Reminded now of the very first piece she bought, she reaches for a palm-sized, blue satin box of Bourjois face powder. “It’s crazy soft,” she says, caressing it. She was 17 when she acquired it, she says, and already working in makeup at the time.

Mee has always worked. The box of face powder forgotten in her hand, she recalls hawking her own handmade jewelry at age 9 and outselling every other vendor at a Buena Park craft mall. She remembers being a 16-year old employee at Sav-On, asking her manager if she could work in the cosmetics department, and his mocking reply: “You don’t know anything about cosmetics.” She remembers selling firming egg masks at JCPenney at 17, dropping out of college to be a buyer for the chain at 21. Then, rising through the ranks at Nordstrom, Christian Dior, Lancôme, becoming an amazing sales person and an even more amazing makeup artist.

She trained other makeup artists — two girls in her living room at first, which became 19 girls, which became hundreds in a rented movie theater auditorium, then thousands in her own school. She was 30 when she opened her own agency.

“Most makeup artists learn from doing makeup on a beautiful girl,” she says. “Well, you can do anything on a beautiful girl and it don’t look so bad. But the average woman? That’s a challenge.”

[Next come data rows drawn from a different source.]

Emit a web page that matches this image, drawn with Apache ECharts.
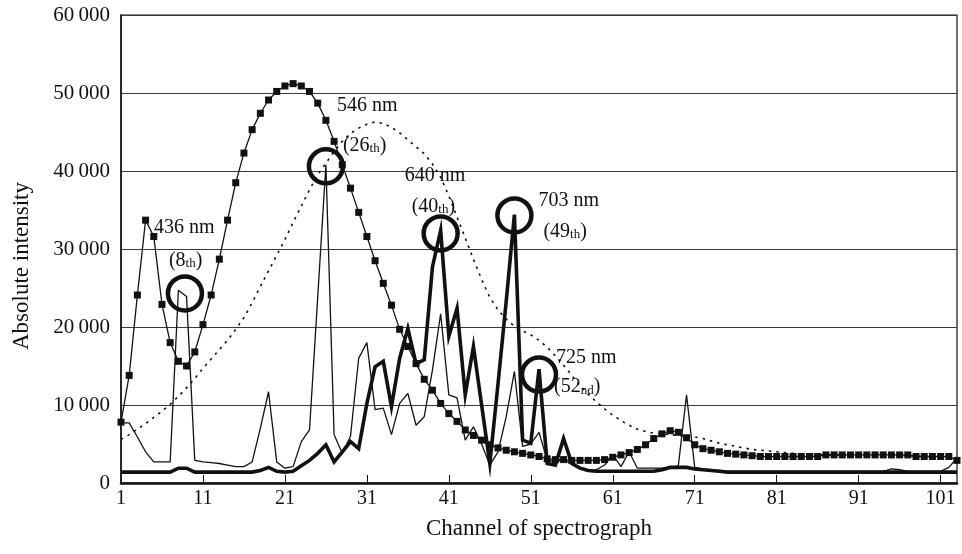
<!DOCTYPE html>
<html>
<head>
<meta charset="utf-8">
<script src="https://cdn.jsdelivr.net/npm/echarts@6/dist/echarts.min.js"></script>
<style>
  html, body { margin: 0; padding: 0; background: #ffffff; }
  #chart { width: 962px; height: 554px; }
</style>
</head>
<body>
<div id="chart"></div>
<script>
// Spectrograph channels 1..103
const channels = Array.from({ length: 103 }, (_, i) => i + 1);

// Broad-band source, drawn with square markers
const squareSeries = [
  7800, 13800, 24100, 33700, 31600, 22900, 18000, 15600, 15000, 16800,
  20300, 24100, 28700, 33700, 38500, 42300, 45300, 47400, 49100, 50200,
  50900, 51200, 50900, 50200, 48700, 46500, 43800, 40800, 37800, 34700,
  31600, 28500, 25600, 22800, 19700, 17500, 15300, 13300, 11900, 10200,
  8900, 7900, 6800, 6100, 5500, 4900, 4500, 4200, 4000, 3800,
  3600, 3400, 3100, 3000, 3000, 2900, 2900, 2900, 2900, 3000,
  3300, 3600, 3900, 4300, 4900, 5700, 6300, 6700, 6500, 5800,
  4900, 4400, 4200, 4000, 3800, 3700, 3600, 3500, 3400, 3400,
  3400, 3400, 3400, 3400, 3400, 3400, 3600, 3600, 3600, 3600,
  3600, 3600, 3600, 3600, 3600, 3600, 3600, 3400, 3400, 3400,
  3400, 3400, 2900
];

// Smooth continuous source, drawn dotted
const dottedSeries = [
  5600, 6200, 6900, 7600, 8400, 9200, 10100, 11100, 12200, 13400,
  14700, 15900, 17100, 18300, 19700, 21200, 23100, 25200, 27200, 29200,
  31200, 33400, 35500, 37600, 39500, 41000, 42500, 43800, 44800, 45500,
  46000, 46300, 46100, 45600, 44900, 44000, 43100, 42200, 40900, 39200,
  36800, 34100, 31400, 28700, 26100, 23800, 22200, 21000, 20100, 19500,
  19000, 18300, 17400, 16300, 15100, 13800, 12500, 11400, 10400, 9500,
  8700, 8000, 7400, 6900, 6600, 6400, 6300, 6200, 6100, 6000,
  5900, 5700, 5400, 5100, 4900, 4700, 4500, 4300, 4200, 4100,
  4000, 3900, 3800, 3700, 3700, 3600, 3600, 3600, 3600, 3600,
  3600, 3600, 3600, 3600, 3600, 3500, 3500, 3400, 3400, 3400,
  3300, 3200, 3000
];

// Line-emission source, thin line
const thinSeries = [
  7700, 7700, 5900, 4000, 2700, 2700, 2700, 24700, 23900, 2900,
  2700, 2600, 2500, 2300, 2100, 2100, 2700, 7000, 11700, 2700,
  1900, 2100, 5300, 6800, 23800, 40800, 6200, 3800, 6000, 16000,
  18000, 9400, 9600, 6200, 10200, 11500, 7400, 8500, 14500, 21700,
  11300, 10900, 5500, 7200, 5000, 2300, 4000, 8500, 14300, 4700,
  5000, 6500, 2900, 2700, 3000, 2500, 1900, 1500, 1700, 2300,
  3600, 2100, 4000, 1900, 1900, 1900, 1900, 2000, 2200, 11300,
  2000, 1800, 1700, 1600, 1500, 1500, 1500, 1500, 1500, 1500,
  1500, 1500, 1500, 1500, 1500, 1500, 1500, 1500, 1500, 1500,
  1500, 1500, 1500, 1500, 1800, 1700, 1500, 1500, 1500, 1500,
  1500, 2000, 3200
];

// Line-emission source, thick line
const thickSeries = [
  1400, 1400, 1400, 1400, 1400, 1400, 1400, 1900, 1900, 1400,
  1400, 1400, 1400, 1400, 1400, 1400, 1400, 1600, 2000, 1500,
  1400, 1500, 2200, 2900, 3800, 4900, 2700, 4000, 5300, 4400,
  10200, 14900, 15600, 9800, 16000, 19800, 15300, 15800, 27700, 32400,
  18800, 22400, 11300, 17500, 10000, 2500, 12700, 23300, 34400, 5500,
  5100, 14600, 2500, 2300, 5700, 2500, 1900, 1600, 1500, 1500,
  1500, 1500, 1500, 1500, 1500, 1500, 1700, 2000, 2000, 2000,
  1800, 1700, 1600, 1500, 1400, 1400, 1400, 1400, 1400, 1400,
  1400, 1400, 1400, 1400, 1400, 1400, 1400, 1400, 1400, 1400,
  1400, 1400, 1400, 1400, 1400, 1400, 1400, 1400, 1400, 1400,
  1400, 1400, 1400
];

// Highlighted emission peaks
const peakChannels = [8.8, 26, 40, 49, 52];
const peakValues = [24300, 40600, 32000, 34300, 13900];
const peakWavelengths = ['436 nm', '546 nm', '640 nm', '703 nm', '725 nm'];
const peakOrdinals = [['8', 'th'], ['26', 'th'], ['40', 'th'], ['49', 'th'], ['52', 'nd']];

// Axis ticks
const xTickLabels = [1, 11, 21, 31, 41, 51, 61, 71, 81, 91, 101];
const yTickValues = [0, 10000, 20000, 30000, 40000, 50000, 60000];
const yTickLabels = ['0', '10\u2009000', '20\u2009000', '30\u2009000', '40\u2009000', '50\u2009000', '60\u2009000'];

// Label placement around each circle (pixels)
const wavelengthOffsets = [[-31, -66], [11, -61], [-36, -58], [24, -15], [17, -17]];
const ordinalOffsets = [[-16, -35], [17, -23], [-29, -29], [29, 14], [15, 10]];

const FONT = '"Liberation Serif", "DejaVu Serif", serif';
const INK = '#111111';

const pairs = arr => channels.map((c, i) => [c, arr[i]]);
const peakPoints = peakChannels.map((c, i) => [c, peakValues[i]]);

const chart = echarts.init(document.getElementById('chart'), null, { renderer: 'canvas' });

const option = {
  animation: false,
  backgroundColor: '#ffffff',
  grid: {
    left: 121, right: 5, top: 15, bottom: 71,
    show: true, borderColor: INK, borderWidth: 1.2, backgroundColor: 'transparent'
  },
  xAxis: {
    type: 'value',
    min: 1,
    max: 103,
    name: 'Channel of spectrograph',
    nameLocation: 'middle',
    nameGap: 34,
    nameTextStyle: { fontFamily: FONT, fontSize: 23, color: INK },
    axisLine: { show: true, lineStyle: { color: INK, width: 2.5 } },
    axisTick: { show: true, inside: true, length: 8, customValues: xTickLabels, lineStyle: { color: INK, width: 1 } },
    axisLabel: { customValues: xTickLabels, fontFamily: FONT, fontSize: 20, color: INK, margin: 6 },
    splitLine: { show: false }
  },
  yAxis: {
    type: 'value',
    min: 0,
    max: 60000,
    interval: 10000,
    name: 'Absolute intensity',
    nameLocation: 'middle',
    nameGap: 88,
    nameTextStyle: { fontFamily: FONT, fontSize: 23, color: INK, padding: [0, 34, 0, 0] },
    axisLine: { show: true, lineStyle: { color: INK, width: 1.5 } },
    axisTick: { show: false },
    axisLabel: {
      fontFamily: FONT, fontSize: 21, color: INK, margin: 11,
      formatter: v => yTickLabels[yTickValues.indexOf(v)]
    },
    splitLine: { show: true, lineStyle: { color: '#3a3a3a', width: 1 } }
  },
  series: [
    {
      name: 'dotted',
      type: 'line',
      data: pairs(dottedSeries),
      showSymbol: false,
      lineStyle: { color: INK, width: 1.6, type: [2.5, 5] },
      z: 2
    },
    {
      name: 'squares',
      type: 'line',
      data: pairs(squareSeries),
      symbol: 'rect',
      symbolSize: 7,
      showAllSymbol: true,
      itemStyle: { color: INK },
      lineStyle: { color: INK, width: 1.3 },
      z: 3
    },
    {
      name: 'thin',
      type: 'line',
      data: pairs(thinSeries),
      showSymbol: false,
      lineStyle: { color: INK, width: 1.3 },
      z: 4
    },
    {
      name: 'thick',
      type: 'line',
      data: pairs(thickSeries),
      showSymbol: false,
      lineStyle: { color: INK, width: 3.6, join: 'miter' },
      z: 5
    },
    {
      name: 'peaks',
      type: 'scatter',
      data: peakPoints,
      symbol: 'circle',
      symbolSize: 34,
      itemStyle: { color: 'rgba(0,0,0,0)', borderColor: INK, borderWidth: 4.5, opacity: 1 },
      z: 6
    },
    {
      name: 'wavelength',
      type: 'scatter',
      symbolSize: 1,
      itemStyle: { color: 'rgba(0,0,0,0)', opacity: 1 },
      data: peakPoints.map((p, i) => ({
        value: p,
        label: {
          show: true,
          position: 'inside',
          align: 'left',
          verticalAlign: 'middle',
          offset: wavelengthOffsets[i],
          formatter: peakWavelengths[i],
          fontFamily: FONT, fontSize: 20, color: INK, opacity: 1
        }
      })),
      z: 7
    },
    {
      name: 'ordinal',
      type: 'scatter',
      symbolSize: 1,
      itemStyle: { color: 'rgba(0,0,0,0)', opacity: 1 },
      data: peakPoints.map((p, i) => ({
        value: p,
        label: {
          show: true,
          position: 'inside',
          align: 'left',
          verticalAlign: 'middle',
          offset: ordinalOffsets[i],
          opacity: 1,
          formatter: '{m|(' + peakOrdinals[i][0] + '}{s|' + peakOrdinals[i][1] + '}{m|)}',
          rich: {
            m: { fontFamily: FONT, fontSize: 20, color: INK, lineHeight: 24, verticalAlign: 'bottom' },
            s: { fontFamily: FONT, fontSize: 13, color: INK, lineHeight: 24, verticalAlign: 'bottom' }
          }
        }
      })),
      z: 7
    }
  ]
};

chart.setOption(option);
</script>
</body>
</html>
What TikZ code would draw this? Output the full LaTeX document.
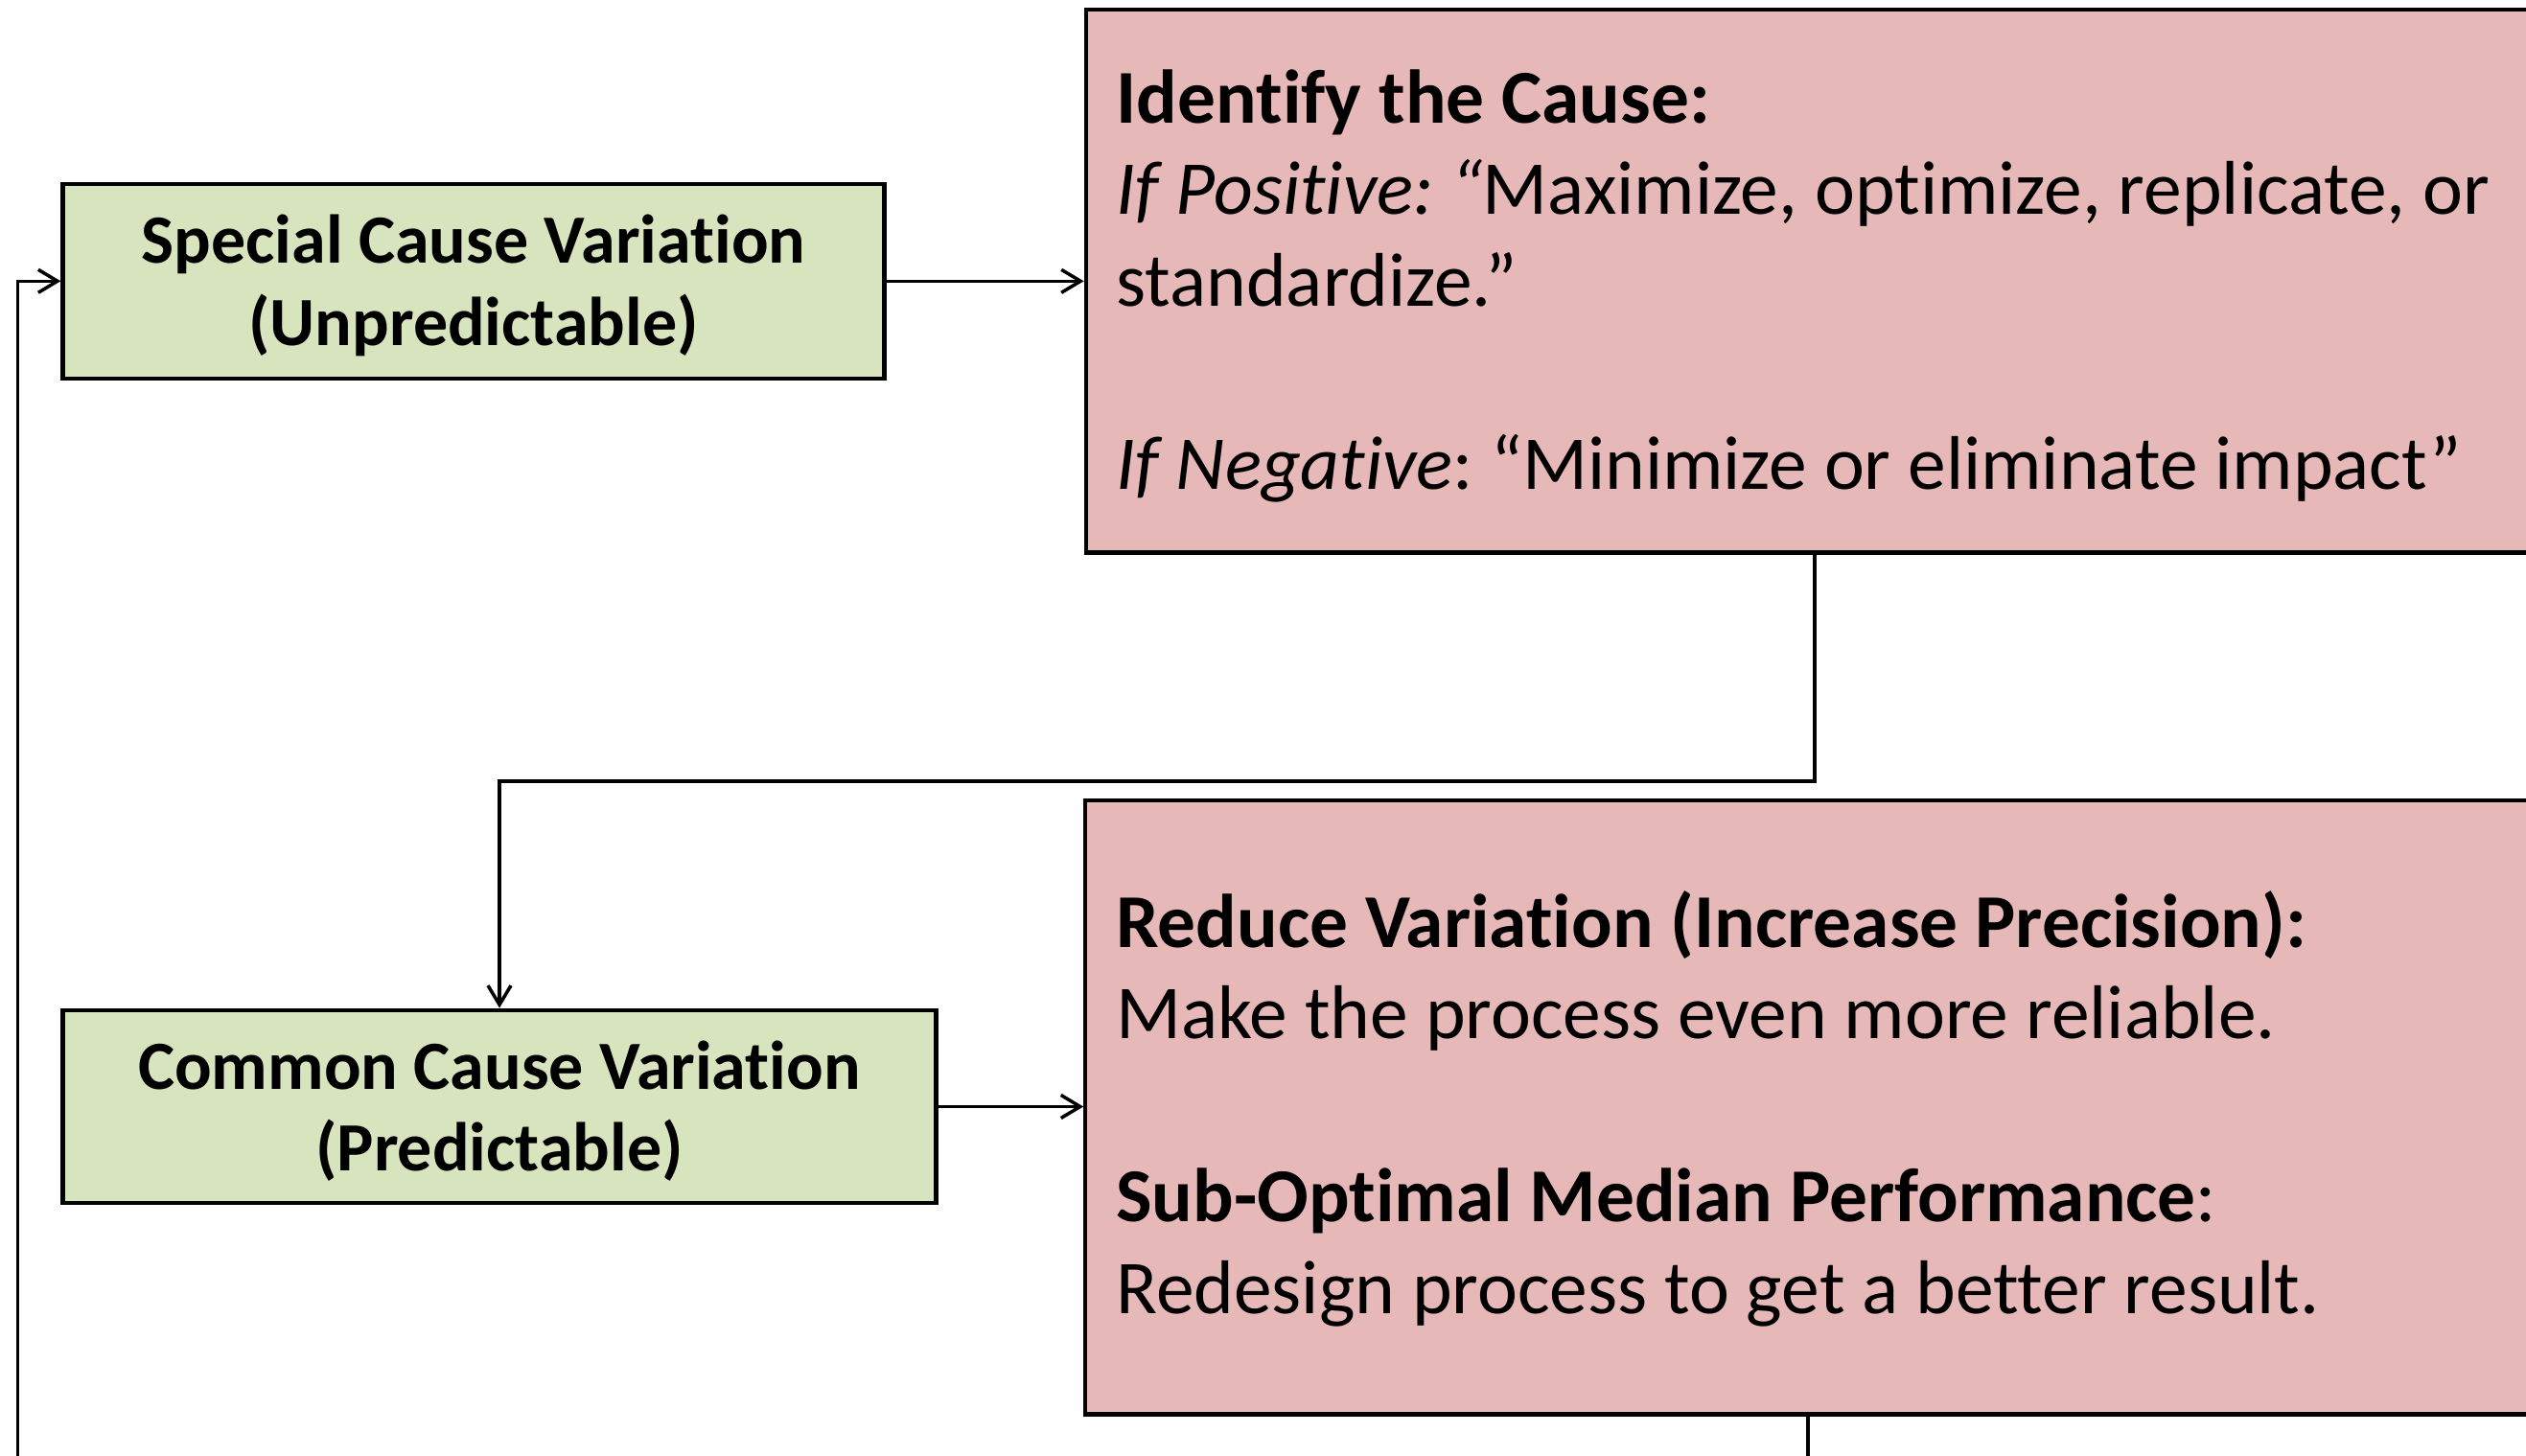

Mee recalls a customer, a homely widow named Florence, who sent Mee a dozen roses thanking her for doing her makeup one lonely New Year’s Eve. “You’ve changed my life forever,” the card read. For the first time in the seven years since her husband died, Florence felt beautiful after Mee did her makeup. She went to a party, met a man and got married. Florence was waiting to die but now she has a life.

Mee was 19 at the time, full of the stupidity and enthusiasm of youth. She didn’t fully get it. But she does now.

“People think that makeup is so frivolous and fun?” Mee says. “No. It’s deep.”